Relating reserving uncertainty to the underlying distribution from the capital model – what is the return period of specific scenarios? And
does the
answer make sense?
How does this work in your firm?Slide2
How Capital Models can Inform Reserve Uncertainty
Capital modelling is typically focussed on the 1 in 200 regulatory requirement – this is by nature very uncertain
However Solvency II requires consideration of the full distribution of returns which should provide some useful information on reserving uncertainty at lower return periods
For example considering return periods of 1 in 10, 1 in 20 could usefully inform reserve uncertainty work
The challenge is how reliable are capital models in this range?

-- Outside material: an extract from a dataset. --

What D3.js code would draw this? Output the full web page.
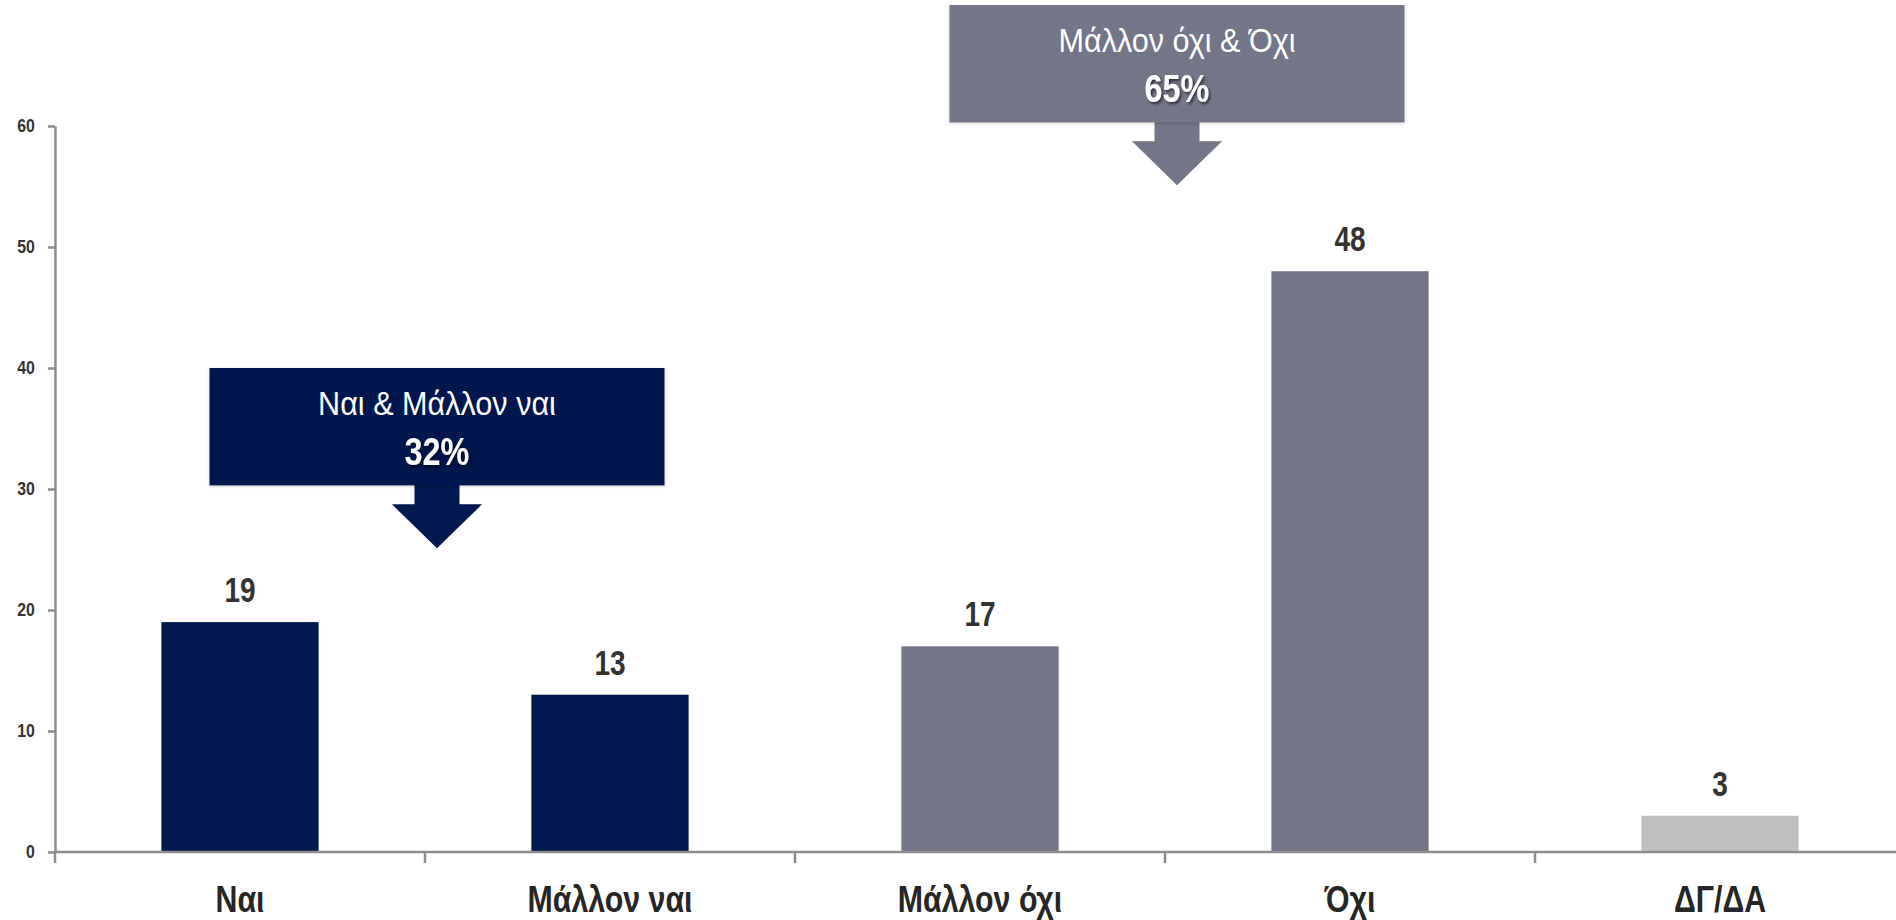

Fundamentally this is a risk (earnings volatility) issue not a capital issue
Possibly circular in that techniques for determining reserve uncertainty are what underpins the reserve risk element of capital
models
A scenario approach may be useful both in assessing reserve uncertainty and determining the extreme event required to determine capital requirements – looking at specific scenarios of differing likelihoods may inform the distribution. Also helps with communication – what can go wrong?
Also need to consider the difference between a 1 year view of risk (as required by Solvency II) and an ultimate view – for short tail classes these are likely to be very similar but for longer tail classes they could be quite different.